I
was attending a wedding, aware of various kinds of gaze. Now, this thing called
‘gaze’ has become the hot word in scholarly circles. They adjectify it with
‘masculine’, ‘feminine’, ‘appropriate’, ‘invisible’ and the other novel fancy words
by suffixing old, harmless words. Basically, they have taken the word and
turned it into their wish fulfilling device. God forbid if an academic reads
this, I assure you reader, I will be burnt alive with, as Jimmy Porter in Look Back in Anger’s, ‘vitriolic
invectives’. They would mark me insensible, uneducated, elite, blinded with
superficiality and the works. I wish I could say aloud, “I don’t care”, but
that, dear reader, would again, mark me as someone ‘who didn’t have reasoning
enough’. Hence, at various risks of being wisely read, I thus write. Call me
foolish, call me courageous, I would prefer ‘a call of the heart’.
I
re-begin: I was attending a wedding, aware of various kinds of gaze. Now this
is a wedding which is yet to take place, precisely, in a week’s time. Hence,
clearly, I was in a dream, or, reverie, at the most. I was still the same
person, looking sufficiently likeable, dressed in a smart saree, my hair worn
in its best shine and the accessories calling for compliments. I was a house-guest
at the groom’s side, hence introductions were in order and judicious pride was taken
in informing about my accolades at the work front. A college professor is
still, by far, one of the noblest (read, convenient) career choices, if it
clicks in areas like location and age of the college. These days, I would go
ahead and add that I write too. It has taken me a year’s confidence to come up
to that stature, to believe in myself. When people responded, I was handing
them my visiting card, one which only held the link of my blogspot.
Of
pretexts that must be told, one is that I was once married, and rather early,
which means I am now ‘available’, another of those layered gazes. I am of a
vital age, having just crossed the thirties, and if I am not over-estimating my
‘value’, had I not have a history of sorts, I would be a goldmine of a
prospective bride. You see, reader, my charm has increased with my age and the
silver streaks on my hairline have only added more charisma to the ‘curious’

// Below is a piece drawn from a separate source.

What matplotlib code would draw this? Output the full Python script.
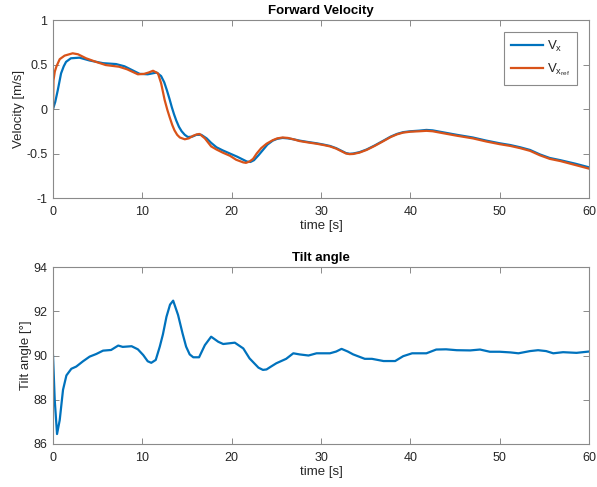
import matplotlib
matplotlib.use("Agg")
from matplotlib import pyplot as plt

# forward velocity, measured and reference
t_vx = [0, 0.25, 0.53, 0.9, 1.2, 1.46, 2.0, 2.96, 4.1, 5.6, 7.06, 8.0, 8.9, 9.7,
        10.6, 11.1, 11.6, 12.1, 12.45, 12.75, 13.05, 13.3, 13.55, 13.8, 14.1,
        14.4, 14.75, 15.1, 15.6, 16.05, 16.6, 17.2, 17.7, 18.3, 19.0, 19.8, 20.6,
        21.3, 21.7, 22.1, 22.5, 23.0, 23.5, 24.0, 24.6, 25.1, 25.7, 26.3, 26.9,
        27.6, 28.5, 29.5, 30.3, 31.0, 31.7, 32.3, 32.8, 33.2, 33.6, 34.3, 35.1,
        36.0, 37.0, 37.8, 38.5, 39.2, 40.0, 41.0, 41.8, 42.5, 43.3, 45.2, 47.0,
        48.5, 50.0, 51.2, 52.3, 53.4, 54.5, 55.6, 56.8, 58.5, 60.0]
vx = [0.0, 0.08, 0.21, 0.40, 0.48, 0.53, 0.57, 0.577, 0.545, 0.515, 0.505, 0.48,
      0.435, 0.395, 0.39, 0.40, 0.41, 0.37, 0.30, 0.21, 0.11, 0.02, -0.06, -0.13,
      -0.20, -0.25, -0.29, -0.315, -0.31, -0.29, -0.29, -0.33, -0.38, -0.43,
      -0.465, -0.50, -0.535, -0.57, -0.59, -0.595, -0.575, -0.52, -0.46, -0.40,
      -0.355, -0.335, -0.325, -0.33, -0.34, -0.355, -0.37, -0.385, -0.40,
      -0.415, -0.44, -0.47, -0.495, -0.503, -0.50, -0.485, -0.455, -0.41, -0.355,
      -0.31, -0.28, -0.26, -0.25, -0.243, -0.235, -0.24, -0.255, -0.29, -0.32,
      -0.355, -0.385, -0.405, -0.43, -0.46, -0.51, -0.55, -0.575, -0.615, -0.655]

t_ref = [0, 0.05, 0.2, 0.37, 0.75, 1.3, 2.2, 2.8, 3.7, 4.8, 5.9, 7.4, 8.3, 9.5,
         10.2, 10.7, 11.2, 11.75, 12.1, 12.5, 12.8, 13.05, 13.35, 13.6, 13.9,
         14.2, 14.75, 15.2, 15.7, 16.1, 16.4, 17.0, 17.7, 18.3, 19.0, 19.8, 20.5,
         21.3, 21.6, 22.0, 22.4, 22.8, 23.3, 23.9, 24.6, 25.1, 25.7, 26.3, 26.9,
         27.6, 28.5, 29.5, 30.3, 31.0, 31.7, 32.3, 32.8, 33.2, 33.6, 34.3, 35.1,
         36.0, 37.0, 37.8, 38.5, 39.2, 40.0, 41.0, 41.8, 42.5, 43.3, 45.2, 47.0,
         48.5, 50.0, 51.2, 52.3, 53.4, 54.5, 55.6, 56.8, 58.5, 60.0]
vx_ref = [0.0, 0.32, 0.42, 0.475, 0.56, 0.60, 0.626, 0.615, 0.57, 0.53, 0.494,
          0.475, 0.446, 0.39, 0.395, 0.41, 0.43, 0.40, 0.29, 0.10, -0.01, -0.09,
          -0.18, -0.24, -0.29, -0.32, -0.34, -0.33, -0.30, -0.285, -0.28, -0.33,
          -0.42, -0.455, -0.49, -0.525, -0.57, -0.60, -0.605, -0.59, -0.56, -0.50,
          -0.44, -0.39, -0.35, -0.33, -0.32, -0.325, -0.34, -0.36, -0.375, -0.39,
          -0.405, -0.42, -0.445, -0.475, -0.50, -0.507, -0.505, -0.49, -0.46,
          -0.415, -0.36, -0.315, -0.285, -0.265, -0.255, -0.25, -0.245, -0.25,
          -0.265, -0.30, -0.33, -0.365, -0.395, -0.415, -0.44, -0.47, -0.52,
          -0.56, -0.585, -0.63, -0.67]

# tilt angle
t_tilt = [0, 0.19, 0.45, 0.75, 1.12, 1.5, 2.05, 2.6, 3.36, 4.1, 4.85, 5.6, 6.5,
          7.3, 7.8, 8.8, 9.5, 10.1, 10.6, 11.0, 11.5, 11.95, 12.3, 12.7, 13.1,
          13.45, 14.0, 14.5, 14.9, 15.3, 15.7, 16.35, 17.0, 17.7, 18.5, 19.05,
          19.7, 20.35, 21.3, 22.0, 23.0, 23.5, 23.9, 24.4, 25.0, 26.1, 26.9,
          27.6, 28.6, 29.5, 31.0, 31.7, 32.3, 33.0, 33.6, 34.9, 35.7, 37.0, 38.3,
          39.2, 40.2, 41.8, 42.9, 44.0, 45.2, 46.7, 47.8, 48.9, 50.0, 51.2, 52.1,
          53.4, 54.3, 55.2, 56.0, 57.1, 58.6, 60.0]
tilt = [90.0, 88.0, 86.45, 87.08, 88.45, 89.1, 89.4, 89.5, 89.74, 89.95, 90.07,
        90.22, 90.25, 90.45, 90.39, 90.42, 90.28, 90.02, 89.74, 89.67, 89.8, 90.4,
        90.95, 91.75, 92.3, 92.48, 91.83, 91.0, 90.4, 90.05, 89.92, 89.92, 90.47,
        90.85, 90.62, 90.52, 90.55, 90.58, 90.32, 89.87, 89.45, 89.35, 89.37,
        89.5, 89.65, 89.85, 90.1, 90.05, 90.0, 90.1, 90.1, 90.18, 90.3, 90.18,
        90.05, 89.85, 89.85, 89.75, 89.75, 89.97, 90.1, 90.1, 90.27, 90.28, 90.24,
        90.23, 90.27, 90.17, 90.17, 90.14, 90.1, 90.2, 90.24, 90.2, 90.1, 90.15,
        90.12, 90.18]

BLUE = "#0072BD"
ORANGE = "#D95319"
EDGE = "#8a8a8a"
TEXT = "#262626"
plt.rcParams["font.family"] = ["Liberation Sans", "DejaVu Sans"]
plt.rcParams["mathtext.fontset"] = "custom"
plt.rcParams["mathtext.rm"] = "Liberation Sans"
plt.rcParams["mathtext.it"] = "Liberation Sans"


def style(ax, xlab, ylab, title):
    ax.set_xlim(0, 60)
    ax.set_xticks([0, 10, 20, 30, 40, 50, 60])
    ax.tick_params(direction="in", top=True, right=True, length=4, width=0.7,
                   labelsize=9, color=EDGE, labelcolor=TEXT, pad=4)
    ax.tick_params(axis="x", pad=6)
    for s in ax.spines.values():
        s.set_color(EDGE)
        s.set_linewidth(0.8)
    ax.set_xlabel(xlab, fontsize=9.5, color=TEXT, labelpad=1)
    ax.set_ylabel(ylab, fontsize=9.5, color=TEXT, labelpad=1)
    ax.set_title(title, fontsize=9.5, fontweight="bold", pad=4)


fig = plt.figure(figsize=(5.97, 4.87), dpi=100)
ax1 = fig.add_axes([0.0888, 0.5934, 0.8978, 0.3655])
ax2 = fig.add_axes([0.0888, 0.0883, 0.8978, 0.3634])

ax1.plot(t_vx, vx, color=BLUE, linewidth=1.6, label=r"V$_\mathregular{x}$")
ax1.plot(t_ref, vx_ref, color=ORANGE, linewidth=1.6,
         label=r"V$_{\mathregular{x}_\mathregular{ref}}$")
ax1.set_ylim(-1, 1)
ax1.set_yticks([-1, -0.5, 0, 0.5, 1])
ax1.set_yticklabels(["-1", "-0.5", "0", "0.5", "1"])
style(ax1, "time [s]", "Velocity [m/s]", "Forward Velocity")
leg = ax1.legend(loc="upper right", fontsize=9.5, fancybox=False, edgecolor=EDGE,
                 handlelength=2.4, handletextpad=0.35, borderaxespad=0.9,
                 labelspacing=0.6, borderpad=0.5, framealpha=1)
leg.get_frame().set_linewidth(0.8)
for txt in leg.get_texts():
    txt.set_color(TEXT)

ax2.plot(t_tilt, tilt, color=BLUE, linewidth=1.6)
ax2.set_ylim(86, 94)
ax2.set_yticks([86, 88, 90, 92, 94])
style(ax2, "time [s]", "Tilt angle [°]", "Tilt angle")

fig.savefig("out.png", dpi=100)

gaze. In that dream, some of them whispered in my ears of aunties going beyond control having mixed their drinks. I tried to pacify them in my faintly alcoholic breath. I was part of a ritual, just beside the bride and the
groom and acknowledging appreciation for the piris that I had painted. I was blushing, like the vibrant red in
them. They contrasted with the royal blue, like that of my saree. There was a secure symmetry about the entire event. The gazes around held me in ‘pity’,
‘envy’, ‘jealousy’ and most of all, ‘sympathy’ – just to prove my case I will
now write the lines in their head – ‘She should have been married’, ‘She has no problems or
responsibilities’, ‘What a prime college she teaches in! What a fine supervisor
she has!’, ‘Alas! She will never get to know the holy emotions of motherhood.’
And these, not for once made me insecure. By now, I am used to such kinds of
gazes – looks that are beyond looks.
The
marriage rites began, and suddenly newer rituals appeared in my dream. Like in
an assembly line, while in school, scores of my classmates, in their white
Mekhlas, jumped like frogs, perhaps attempting a dance, and paused right at the
mandap, looked right at me, turning
their heads in a synchronized right and once again, passing gazes of ‘Look we
have posted photographs of our sons and husbands on Facebook!’, smiling, and
with another frog jump saying ‘What have you done?’, went ahead. The dance
sequence continued for two more turns, till I woke up saying ‘I am going to get
married’.
By
the time I changed into my costume for the day, an invigilator, a badminton
player, a driver, the dream vanished. At each red signal, I scanned through the
car windows around me, ‘gazing’ at what kind of man I would like to marry. Unfortunately,
and extremely sadly, none interested me. Oh yes, one on the hoardings, Jishhu
Sengupta, did. This is a recent phenomenon; my hormones are activated on seeing
his stubble and bare shoulders. At the risk of sounding an omnivorous eater
this time, he is wildly ‘haveable’. I continued ‘gazing’ from one end of the
city to the extreme other. Some men had bellies touching their steering wheel,
while others spat on the road. These were my reasons to come out of my reverie.
I
decided to do something good with the intensely graphic dream I had, and rather
than giving up my life, my decision and my independence to the institution of
marriage, I thought, ‘let me write!’ Agreed, this removes me from the dreams of
a woman – that of mothering a fathered-surname child, or posting photographs of
a ‘complete family’ on social media, or of ever getting to know of
responsibilities concerned with a domestic life vis-a-vis the politics of a
professional one, but what does it give me then?
Time,
for one. Time to be whoever I want to be, even commitment-phobic, for that
matter. And time to do what I was born to.
To
turn dreams into reality, and if that fails, into a story.